→ **Dataset records**:
┏━━
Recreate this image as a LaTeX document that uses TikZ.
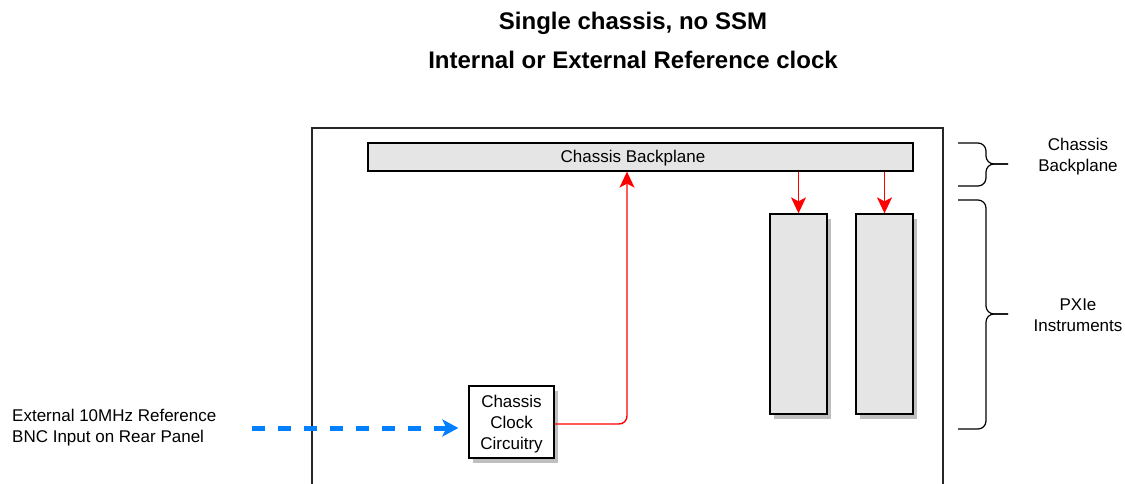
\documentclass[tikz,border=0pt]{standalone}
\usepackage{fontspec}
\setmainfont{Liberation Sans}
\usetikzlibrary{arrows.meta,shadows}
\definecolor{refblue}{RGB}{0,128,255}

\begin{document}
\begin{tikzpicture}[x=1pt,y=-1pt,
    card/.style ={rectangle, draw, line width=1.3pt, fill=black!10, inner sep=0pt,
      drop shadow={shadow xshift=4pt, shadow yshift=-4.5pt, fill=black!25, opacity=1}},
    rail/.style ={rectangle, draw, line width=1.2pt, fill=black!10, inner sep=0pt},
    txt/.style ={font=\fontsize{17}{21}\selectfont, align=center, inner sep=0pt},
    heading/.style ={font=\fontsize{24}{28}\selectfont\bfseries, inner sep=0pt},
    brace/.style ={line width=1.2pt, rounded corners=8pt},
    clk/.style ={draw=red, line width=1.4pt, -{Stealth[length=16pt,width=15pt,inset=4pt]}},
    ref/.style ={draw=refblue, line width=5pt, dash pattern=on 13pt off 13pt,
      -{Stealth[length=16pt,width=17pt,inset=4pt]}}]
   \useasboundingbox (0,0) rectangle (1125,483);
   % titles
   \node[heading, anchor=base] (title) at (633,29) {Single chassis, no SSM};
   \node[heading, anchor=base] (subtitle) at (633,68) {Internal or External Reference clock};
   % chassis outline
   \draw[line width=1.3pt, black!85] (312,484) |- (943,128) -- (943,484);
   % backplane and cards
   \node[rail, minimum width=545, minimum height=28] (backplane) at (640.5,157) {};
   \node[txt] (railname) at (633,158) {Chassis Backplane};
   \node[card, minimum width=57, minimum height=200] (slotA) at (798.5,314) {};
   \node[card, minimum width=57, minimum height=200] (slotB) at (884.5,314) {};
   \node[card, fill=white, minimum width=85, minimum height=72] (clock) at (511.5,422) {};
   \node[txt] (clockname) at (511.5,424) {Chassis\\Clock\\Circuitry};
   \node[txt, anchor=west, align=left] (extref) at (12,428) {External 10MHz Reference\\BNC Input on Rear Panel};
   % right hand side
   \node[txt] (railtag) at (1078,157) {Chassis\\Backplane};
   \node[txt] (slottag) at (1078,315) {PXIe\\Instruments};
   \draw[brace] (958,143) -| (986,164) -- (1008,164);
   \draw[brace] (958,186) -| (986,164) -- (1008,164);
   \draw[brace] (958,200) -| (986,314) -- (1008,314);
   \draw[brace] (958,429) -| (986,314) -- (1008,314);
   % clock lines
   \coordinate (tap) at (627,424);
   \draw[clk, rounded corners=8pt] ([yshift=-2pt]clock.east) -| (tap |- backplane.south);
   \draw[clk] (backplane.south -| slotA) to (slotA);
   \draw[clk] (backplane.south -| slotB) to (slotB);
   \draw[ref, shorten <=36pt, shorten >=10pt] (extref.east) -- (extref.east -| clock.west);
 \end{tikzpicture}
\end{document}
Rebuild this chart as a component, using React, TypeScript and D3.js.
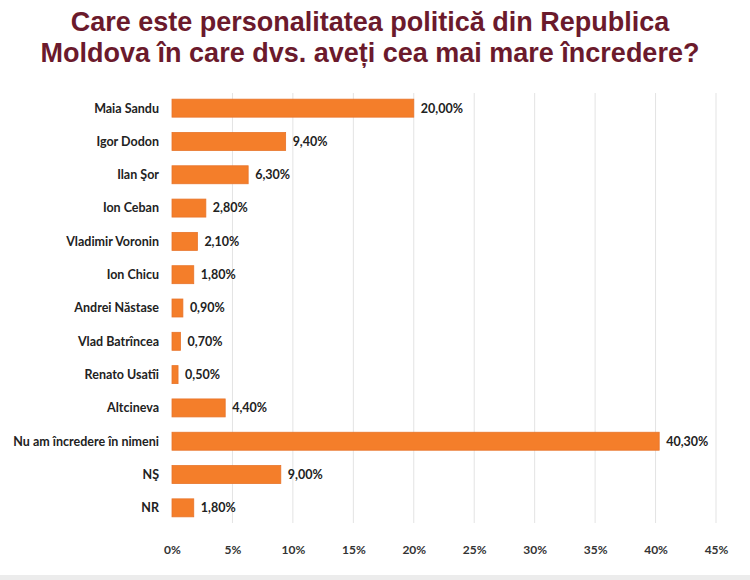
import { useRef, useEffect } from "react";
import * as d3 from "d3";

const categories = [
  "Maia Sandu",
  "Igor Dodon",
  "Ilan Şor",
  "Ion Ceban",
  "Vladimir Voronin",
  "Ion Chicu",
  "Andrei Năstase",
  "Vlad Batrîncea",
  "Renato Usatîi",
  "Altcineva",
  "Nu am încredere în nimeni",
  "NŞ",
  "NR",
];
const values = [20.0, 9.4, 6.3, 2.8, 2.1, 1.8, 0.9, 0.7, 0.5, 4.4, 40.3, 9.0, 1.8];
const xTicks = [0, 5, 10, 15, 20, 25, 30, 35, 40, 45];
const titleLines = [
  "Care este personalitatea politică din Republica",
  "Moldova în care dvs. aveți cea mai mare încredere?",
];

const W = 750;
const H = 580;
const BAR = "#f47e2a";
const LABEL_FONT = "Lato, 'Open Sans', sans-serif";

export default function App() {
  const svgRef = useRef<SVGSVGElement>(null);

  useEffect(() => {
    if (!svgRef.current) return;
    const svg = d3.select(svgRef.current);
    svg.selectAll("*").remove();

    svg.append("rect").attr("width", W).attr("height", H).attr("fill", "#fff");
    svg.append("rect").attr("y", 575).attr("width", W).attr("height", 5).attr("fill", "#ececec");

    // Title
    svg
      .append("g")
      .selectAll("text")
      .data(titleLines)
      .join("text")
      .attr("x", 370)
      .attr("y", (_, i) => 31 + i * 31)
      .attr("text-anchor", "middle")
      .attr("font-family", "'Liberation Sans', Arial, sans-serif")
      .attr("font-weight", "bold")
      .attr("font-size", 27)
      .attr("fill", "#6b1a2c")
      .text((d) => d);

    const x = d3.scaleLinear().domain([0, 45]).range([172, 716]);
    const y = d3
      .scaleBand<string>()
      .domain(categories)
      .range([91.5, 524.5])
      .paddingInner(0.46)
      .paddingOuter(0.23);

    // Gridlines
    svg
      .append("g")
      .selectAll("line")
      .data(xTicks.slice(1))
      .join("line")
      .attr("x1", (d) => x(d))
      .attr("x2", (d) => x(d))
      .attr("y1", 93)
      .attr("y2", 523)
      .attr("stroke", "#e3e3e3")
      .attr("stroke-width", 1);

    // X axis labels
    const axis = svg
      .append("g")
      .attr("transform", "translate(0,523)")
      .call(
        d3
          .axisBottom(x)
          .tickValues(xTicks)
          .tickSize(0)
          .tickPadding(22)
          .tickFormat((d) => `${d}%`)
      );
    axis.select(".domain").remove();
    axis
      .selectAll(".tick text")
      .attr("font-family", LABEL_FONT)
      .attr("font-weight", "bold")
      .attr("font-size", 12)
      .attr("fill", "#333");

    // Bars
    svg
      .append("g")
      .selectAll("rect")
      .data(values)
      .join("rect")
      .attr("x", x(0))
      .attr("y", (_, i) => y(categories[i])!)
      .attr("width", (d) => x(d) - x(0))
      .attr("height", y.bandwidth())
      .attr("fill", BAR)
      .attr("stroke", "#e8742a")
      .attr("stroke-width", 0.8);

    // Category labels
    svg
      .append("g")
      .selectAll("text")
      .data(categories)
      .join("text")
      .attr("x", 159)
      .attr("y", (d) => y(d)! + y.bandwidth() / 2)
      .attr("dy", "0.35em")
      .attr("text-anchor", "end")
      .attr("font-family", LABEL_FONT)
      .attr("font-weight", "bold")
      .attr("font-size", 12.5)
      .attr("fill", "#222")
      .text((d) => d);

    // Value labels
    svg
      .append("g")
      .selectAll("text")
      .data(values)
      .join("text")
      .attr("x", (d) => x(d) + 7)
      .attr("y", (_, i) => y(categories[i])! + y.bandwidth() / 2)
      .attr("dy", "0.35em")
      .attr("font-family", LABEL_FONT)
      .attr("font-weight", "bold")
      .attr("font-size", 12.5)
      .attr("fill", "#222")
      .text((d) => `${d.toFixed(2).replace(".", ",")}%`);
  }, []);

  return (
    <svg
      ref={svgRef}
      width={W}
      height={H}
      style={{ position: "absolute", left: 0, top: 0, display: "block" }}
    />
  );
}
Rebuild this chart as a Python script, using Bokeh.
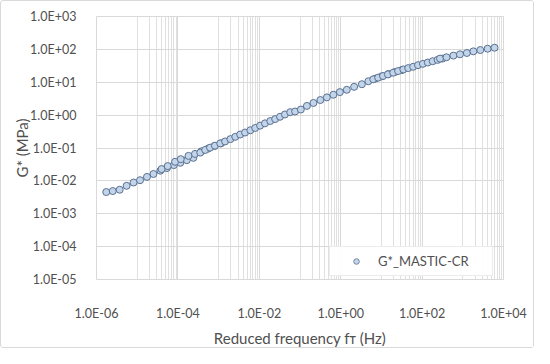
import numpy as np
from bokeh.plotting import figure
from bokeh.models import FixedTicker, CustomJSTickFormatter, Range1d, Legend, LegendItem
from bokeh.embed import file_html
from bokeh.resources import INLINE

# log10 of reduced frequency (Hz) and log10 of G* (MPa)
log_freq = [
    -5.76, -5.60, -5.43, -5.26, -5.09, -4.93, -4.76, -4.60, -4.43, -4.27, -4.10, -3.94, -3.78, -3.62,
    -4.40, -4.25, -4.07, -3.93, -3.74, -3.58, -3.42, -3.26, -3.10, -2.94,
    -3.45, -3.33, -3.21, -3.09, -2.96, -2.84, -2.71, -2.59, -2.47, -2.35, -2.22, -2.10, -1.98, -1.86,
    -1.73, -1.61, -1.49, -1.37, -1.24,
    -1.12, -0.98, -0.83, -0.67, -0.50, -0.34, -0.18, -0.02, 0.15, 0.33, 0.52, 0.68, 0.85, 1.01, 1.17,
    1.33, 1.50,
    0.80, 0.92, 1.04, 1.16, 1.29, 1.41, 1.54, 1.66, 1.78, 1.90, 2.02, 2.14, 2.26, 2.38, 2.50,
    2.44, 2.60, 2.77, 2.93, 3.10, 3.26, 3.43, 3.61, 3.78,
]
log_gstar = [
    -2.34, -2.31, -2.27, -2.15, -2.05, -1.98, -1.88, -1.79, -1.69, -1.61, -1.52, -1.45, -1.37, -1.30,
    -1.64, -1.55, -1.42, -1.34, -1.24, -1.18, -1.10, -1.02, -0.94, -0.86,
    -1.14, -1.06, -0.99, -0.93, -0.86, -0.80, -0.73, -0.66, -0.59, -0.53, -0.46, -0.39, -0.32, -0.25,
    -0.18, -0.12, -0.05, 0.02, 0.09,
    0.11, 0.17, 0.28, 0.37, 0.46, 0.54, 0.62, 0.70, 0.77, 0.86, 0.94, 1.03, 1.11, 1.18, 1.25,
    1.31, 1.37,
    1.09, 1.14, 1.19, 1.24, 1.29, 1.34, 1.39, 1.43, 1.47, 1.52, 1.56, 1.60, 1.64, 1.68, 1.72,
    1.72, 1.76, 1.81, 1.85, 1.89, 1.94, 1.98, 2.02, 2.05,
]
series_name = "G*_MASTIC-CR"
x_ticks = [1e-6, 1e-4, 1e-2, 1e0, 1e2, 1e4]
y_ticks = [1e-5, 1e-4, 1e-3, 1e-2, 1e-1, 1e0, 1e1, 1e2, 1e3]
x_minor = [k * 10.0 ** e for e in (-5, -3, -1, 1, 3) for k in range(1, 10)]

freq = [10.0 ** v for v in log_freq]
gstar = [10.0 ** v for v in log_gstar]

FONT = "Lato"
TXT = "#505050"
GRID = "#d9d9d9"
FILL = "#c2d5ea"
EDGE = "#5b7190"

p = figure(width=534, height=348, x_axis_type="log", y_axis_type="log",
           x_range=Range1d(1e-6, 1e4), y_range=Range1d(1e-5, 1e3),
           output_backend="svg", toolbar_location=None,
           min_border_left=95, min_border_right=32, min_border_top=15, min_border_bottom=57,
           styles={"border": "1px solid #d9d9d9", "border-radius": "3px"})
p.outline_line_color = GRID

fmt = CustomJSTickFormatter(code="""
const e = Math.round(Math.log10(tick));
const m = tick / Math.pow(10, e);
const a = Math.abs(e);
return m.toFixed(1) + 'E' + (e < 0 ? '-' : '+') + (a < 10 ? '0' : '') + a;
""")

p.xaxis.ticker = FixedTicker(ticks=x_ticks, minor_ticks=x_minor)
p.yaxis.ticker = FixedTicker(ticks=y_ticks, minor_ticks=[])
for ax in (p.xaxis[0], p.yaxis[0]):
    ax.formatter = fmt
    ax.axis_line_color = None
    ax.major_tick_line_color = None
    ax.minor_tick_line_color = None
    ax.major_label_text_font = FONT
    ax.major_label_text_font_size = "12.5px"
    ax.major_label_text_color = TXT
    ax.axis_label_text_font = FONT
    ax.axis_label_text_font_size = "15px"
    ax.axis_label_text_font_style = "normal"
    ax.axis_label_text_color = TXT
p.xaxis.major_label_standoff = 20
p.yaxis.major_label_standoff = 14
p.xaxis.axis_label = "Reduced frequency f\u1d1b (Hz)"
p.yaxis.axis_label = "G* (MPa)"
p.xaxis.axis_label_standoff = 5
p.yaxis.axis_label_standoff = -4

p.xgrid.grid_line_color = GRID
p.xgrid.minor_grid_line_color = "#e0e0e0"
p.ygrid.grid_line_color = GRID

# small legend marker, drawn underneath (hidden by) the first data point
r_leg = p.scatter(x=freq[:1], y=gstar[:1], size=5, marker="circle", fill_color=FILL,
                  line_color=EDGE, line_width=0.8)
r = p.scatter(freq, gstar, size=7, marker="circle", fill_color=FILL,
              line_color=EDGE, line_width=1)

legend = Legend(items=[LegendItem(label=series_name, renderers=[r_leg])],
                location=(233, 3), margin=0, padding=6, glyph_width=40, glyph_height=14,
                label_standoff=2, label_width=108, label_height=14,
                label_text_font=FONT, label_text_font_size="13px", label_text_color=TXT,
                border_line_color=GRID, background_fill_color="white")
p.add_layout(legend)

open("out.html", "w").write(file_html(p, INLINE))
┗━━
→ **Exercise description**: In the listing above, find the line containing "Rebuild this chart as a component, using" and the line containing "const svgRef = useRef<SVGSVGElement>(null);", then write out both of them and every line between, exactly, with no pictures.

→ **Response**:
Rebuild this chart as a component, using React, TypeScript and D3.js.
import { useRef, useEffect } from "react";
import * as d3 from "d3";

const categories = [
  "Maia Sandu",
  "Igor Dodon",
  "Ilan Şor",
  "Ion Ceban",
  "Vladimir Voronin",
  "Ion Chicu",
  "Andrei Năstase",
  "Vlad Batrîncea",
  "Renato Usatîi",
  "Altcineva",
  "Nu am încredere în nimeni",
  "NŞ",
  "NR",
];
const values = [20.0, 9.4, 6.3, 2.8, 2.1, 1.8, 0.9, 0.7, 0.5, 4.4, 40.3, 9.0, 1.8];
const xTicks = [0, 5, 10, 15, 20, 25, 30, 35, 40, 45];
const titleLines = [
  "Care este personalitatea politică din Republica",
  "Moldova în care dvs. aveți cea mai mare încredere?",
];

const W = 750;
const H = 580;
const BAR = "#f47e2a";
const LABEL_FONT = "Lato, 'Open Sans', sans-serif";

export default function App() {
  const svgRef = useRef<SVGSVGElement>(null);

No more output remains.